The artichoke (Cynara scolimus) was already well known to the Egyptians and widespread throughout the Mediterranean area, as described in Columella's De Re Rustica and in Pliny the Elder's Naturalis Historia. According to some historians, the Etruscans first cultivated this vegetable from varieties of wild thistles (Cynara cardunculus) as evidenced by wall paintings featuring artichoke leaves found in tombs in the Etruscan necropolis of Tarquinia. The cultivation of the Roman artichoke became so widespread in this region that by the late Renaissance it was well established in the local gastronomy. In the Latium region, the artichoke “par excellence” is the Carciofo Romanesco, otherwise known as “mammola” or “cimarolo”. Currently, the Carciofo Romanesco del Lazio PGI is cultivated in the coastal area North of Rome, near the towns of Ladispoli and Cerveteri, having the ideal climatic and soil conditions to produce the only two species allowed: “Castellammare” (early variety) and “Campagnano” (late variety). The artichoke is harvested from March to May and is recognisable by its notable dimensions and the almost round shape of the head. The leaves have a green-violet colour, have no bristles and are tender. With tender and soft inner leaves and heart, the artichoke has a pronounced grassy smell and is very versatile in the kitchen: traditionally it is prepared “alla romana” (Roman style), slowly cooked and seasoned with garlic, parsley, lesser calamint, black pepper and abundant olive oil or “alla giudia” (Jewish style), cut in a spiral shape to eliminate the harder leaves and fried in oil with the stalk upwards until brown and crunch.
Cook and taste:
Roman style artichokes
8 Carciofo Romanesco del Lazio PGI
1/2 glass Castelli Romani DOC white wine
8 tablespoons extra virgin olive oil Sabina PDO
1 tablespoon finely chopped parsley
1 garlic clove
lesser calamint q.s.
Remove the outer leaves and leave the upper part of the stalk, which should be peeled with a potato peeler to remove the hard outer layer.
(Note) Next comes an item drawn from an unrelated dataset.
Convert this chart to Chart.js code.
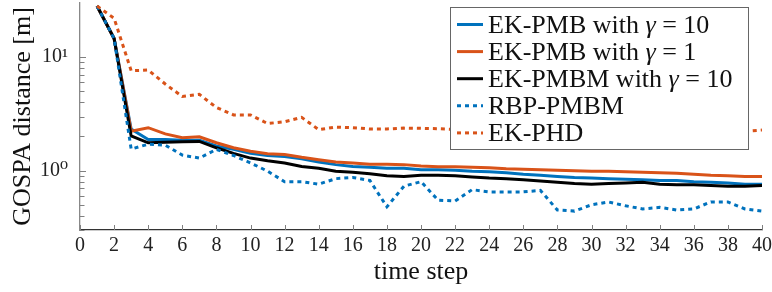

Cut off the tip of the artichoke. Chop the parsley together with the lesser calamint and the garlic. Open the leaves of the artichokes slightly and stuff with the chopped seasoning and a bit of salt. Place the artichokes upside down in a deep Pyrex dish. Cover the artichokes with olive oil and water. Bake at 200°C for an hour until the liquid has completely evaporated.